What is palcohol?
Powdered alcohol, or “Palcohol” as it has been branded (patent pending), was developed by an Arizona-based company named Lipsmark. The creator, Mark Phillips, says he was looking for something more portable than bottled alcohol to take hiking, kayaking and canoeing as he enjoys a celebratory drink when he reaches his destination. Carrying packets of powder would be exceptionally convenient for traveling light.

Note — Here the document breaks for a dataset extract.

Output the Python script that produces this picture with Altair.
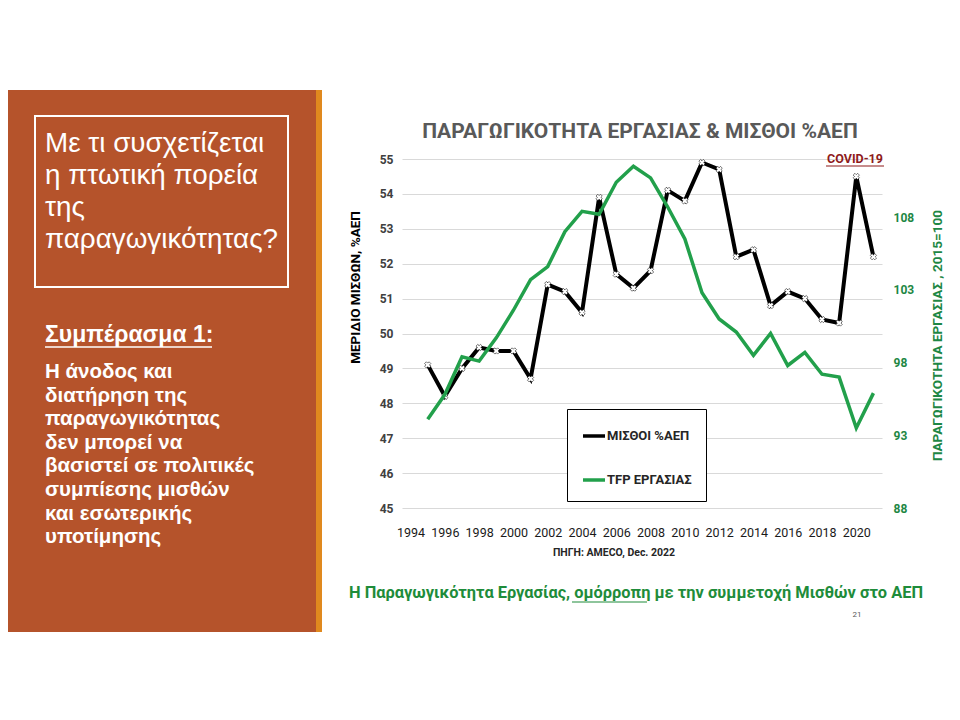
import altair as alt
import pandas as pd

# ---------------- data ----------------
years = list(range(1995, 2022))
wages = [49.1, 48.2, 49.0, 49.6, 49.5, 49.5, 48.7, 51.4, 51.2, 50.6, 53.9, 51.7, 51.3, 51.8,
         54.1, 53.8, 54.9, 54.7, 52.2, 52.4, 50.8, 51.2, 51.0, 50.4, 50.3, 54.5, 52.2]
tfp = [94.1, 95.8, 98.4, 98.1, 99.7, 101.6, 103.7, 104.6, 107.0, 108.4, 108.2, 110.4, 111.5, 110.7,
       108.7, 106.5, 102.8, 101.0, 100.1, 98.5, 100.0, 97.8, 98.7, 97.2, 97.0, 93.5, 95.9]
series_names = ["ΜΙΣΘΟΙ %ΑΕΠ", "TFP ΕΡΓΑΣΙΑΣ"]
x_ticks = list(range(1994, 2021, 2))
left_ticks = list(range(45, 56))
right_ticks = [88, 93, 98, 103, 108]

chart_title = "ΠΑΡΑΓΩΓΙΚΟΤΗΤΑ ΕΡΓΑΣΙΑΣ & ΜΙΣΘΟΙ %ΑΕΠ"
left_title = "ΜΕΡΙΔΙΟ ΜΙΣΘΩΝ, %ΑΕΠ"
right_title = "ΠΑΡΑΓΩΓΙΚΟΤΗΤΑ ΕΡΓΑΣΙΑΣ , 2015=100"
covid_label = "COVID-19"
source_label = "ΠΗΓΗ: AMECO, Dec. 2022"
caption_text = "Η Παραγωγικότητα Εργασίας, ομόρροπη με την συμμετοχή Μισθών στο ΑΕΠ"
page_number = "21"
box_lines = ["Με τι συσχετίζεται", "η πτωτική πορεία", "της", "παραγωγικότητας?"]
concl_title = "Συμπέρασμα 1:"
concl_lines = ["Η άνοδος και", "διατήρηση της", "παραγωγικότητας", "δεν μπορεί να",
               "βασιστεί σε πολιτικές", "συμπίεσης μισθών", "και εσωτερικής", "υποτίμησης"]

df = pd.DataFrame({
    "year": years + years,
    "series": [series_names[0]] * len(years) + [series_names[1]] * len(years),
    "value": wages + tfp,
})

GREEN = "#22A04B"
DGREEN = "#1E8744"
CF = "Roboto"
PF = "Liberation Sans"

W, H = 480, 349

x_enc = alt.X("year:Q",
              scale=alt.Scale(domain=[1993.5, 2021.5], nice=False, zero=False),
              axis=alt.Axis(values=x_ticks, format="d", title=None, grid=False, domain=False,
                            ticks=False, labelPadding=18, labelFontSize=12.5, labelColor="#1a1a1a",
                            labelFont=CF, labelOverlap=False, labelFlush=False))

color_enc = alt.Color("series:N",
                      scale=alt.Scale(domain=series_names, range=["#000000", GREEN]),
                      legend=alt.Legend(title=None, orient="none", legendX=165, legendY=250,
                                        direction="vertical", symbolType="stroke",
                                        symbolStrokeWidth=3.5, symbolSize=484,
                                        labelFont=CF, labelFontSize=13, labelFontWeight="bold",
                                        labelColor="#262626", strokeColor="black",
                                        fillColor="white", padding=14, rowPadding=24,
                                        labelOffset=0))

y_left = alt.Y("value:Q",
               scale=alt.Scale(domain=[45, 55], nice=False, zero=False),
               axis=alt.Axis(values=left_ticks, orient="left", title=left_title,
                             titleX=-47, titleY=128, titleAngle=270, titleAlign="center",
                             titleBaseline="middle", titleFont=CF, titleFontSize=13.5,
                             titleFontWeight="bold", titleColor="#000000",
                             labelFont=CF, labelFontWeight="bold", labelFontSize=12,
                             labelColor="#404040", labelPadding=9, grid=True,
                             gridColor="#D9D9D9", gridWidth=1, domain=False, ticks=False))

y_right = alt.Y("value:Q",
                scale=alt.Scale(domain=[88, 112], nice=False, zero=False),
                axis=alt.Axis(values=right_ticks, orient="right", title=right_title,
                              titleX=55, titleY=176, titleAngle=270, titleAlign="center",
                              titleBaseline="middle", titleFont=CF, titleFontSize=13.5,
                              titleFontWeight="bold", titleColor=DGREEN,
                              labelFont=CF, labelFontWeight="bold", labelFontSize=12,
                              labelColor=DGREEN, labelPadding=11, grid=False,
                              domain=False, ticks=False))

base = alt.Chart(df)
wage_line = base.transform_filter(alt.datum.series == series_names[0]).mark_line(
    strokeWidth=4).encode(x=x_enc, y=y_left, color=color_enc)
wage_pts = base.transform_filter(alt.datum.series == series_names[0]).mark_point(
    shape="cross", angle=45, filled=True, fill="white", stroke="black", strokeWidth=0.5,
    size=40, opacity=1).encode(x=x_enc, y=y_left)
tfp_line = base.transform_filter(alt.datum.series == series_names[1]).mark_line(
    strokeWidth=3.5).encode(x=x_enc, y=y_right, color=color_enc)

main = alt.layer(alt.layer(wage_line, wage_pts), tfp_line).resolve_scale(y="independent")

one = pd.DataFrame({"a": [0]})


def rect(x, x2, y, y2, **kw):
    return alt.Chart(one).mark_rect(**kw).encode(
        x=alt.value(x), x2=alt.value(x2), y=alt.value(y), y2=alt.value(y2))


def text(t, x, y, **kw):
    return alt.Chart(one).mark_text(**kw).encode(
        x=alt.value(x), y=alt.value(y), text=alt.value(t))


def rule(x, x2, y, **kw):
    return alt.Chart(one).mark_rule(**kw).encode(
        x=alt.value(x), x2=alt.value(x2), y=alt.value(y))


panel = rect(-402, -86, -69, 473, color="#B5532B")
strip = rect(-86, -80, -69, 473, color="#E0891E")
box = rect(-367, -114, -43, 128, fill="#B5532B", stroke="white", strokeWidth=2)
box_txt = text("\n".join(box_lines), -357, -7, align="left", baseline="alphabetic", font=PF,
               fontSize=27.8, color="white", lineBreak="\n", lineHeight=32)
concl_t = text(concl_title, -357, 183, align="left", baseline="alphabetic", font=PF,
               fontSize=23, fontWeight="bold", color="white")
concl_u = rule(-357, -190, 188, color="white", strokeWidth=1.5)
concl_p = text("\n".join(concl_lines), -357, 219, align="left", baseline="alphabetic", font=PF,
               fontSize=20.5, fontWeight="bold", color="white", lineBreak="\n", lineHeight=23.6)

title = text(chart_title, 238, -21, align="center", baseline="alphabetic", font=CF,
             fontSize=21, fontWeight="bold", color="#595959")
covid = text(covid_label, 453, 4, align="center", baseline="alphabetic", font=CF,
             fontSize=12.5, fontWeight="bold", color="#8E1B1B")
covid_u = rule(424, 482, 7, color="#8E1B1B", strokeWidth=1.2)
source = text(source_label, 212, 397, align="center", baseline="alphabetic", font=CF,
              fontSize=10.5, fontWeight="bold", color="#262626")
caption = text(caption_text, 234, 439, align="center", baseline="alphabetic", font=CF,
               fontSize=16.4, fontWeight="bold", color="#1E8C3A")
caption_u = rule(170, 245, 443, color="#1E8C3A", strokeWidth=1.2)
pnum = text(page_number, 455, 458, align="center", baseline="alphabetic", font=CF,
            fontSize=8, color="#595959")

chart = alt.layer(
    panel, strip, box, box_txt, concl_t, concl_u, concl_p,
    main, title, covid, covid_u, source, caption, caption_u, pnum
).properties(
    width=W, height=H,
    autosize=alt.AutoSizeParams(type="none"),
    padding={"left": 394, "top": 151, "right": 70, "bottom": 196},
    background="white",
).configure_view(strokeWidth=0)

chart.save("out.html", embed_options={"renderer": "svg", "actions": False})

Palcohol’s beverage products include vodka, rum and four different cocktail versions. Each product would be sold in a four-inch by six-inch re-sealable pouch and would weigh about one ounce.
Are there risks?
There is some concern that powdered alcohol may easily be misused or abused and that it may be attractive to children. Rep. Joe Atkins from Minnesota stated, “Virtually every possible use for powdered alcohol is nefarious, not to mention potentially dangerous.” The different flavorings make it appealing to children and students who could easily sneak packets into school. This powder could also be inhaled or snorted, bringing a whole new world of problems into play. Phillips argues that it would be impractical to snort or inhale Palcohol due to the sheer volume of powder you would need to equal the alcohol content of a single shot. People may sprinkle it on food. Lipsmark mentions that a manufacturer is considering to use it to create an “adult” version of ice cream. Lipsmark is also looking at creating a non-ingestible version of Palcohol to use as an antiseptic, fuel or additive to products such as windshield washer fluid.
Is it legal?
Alaska, Delaware, Louisiana, Vermont and South Carolina have already banned powdered alcohol. Ohio and Minnesota, New York and Colorado are considering it as well. The U.S. Alcohol and Tobacco Tax and Trade Bureau initially approved labeling Palcohol in April of 2014 but reversed the decision only 13 days later. Lipsmark has resubmitted the application.
The company’s Palcohol products were approved to be sold in the United States in Spring of 2015.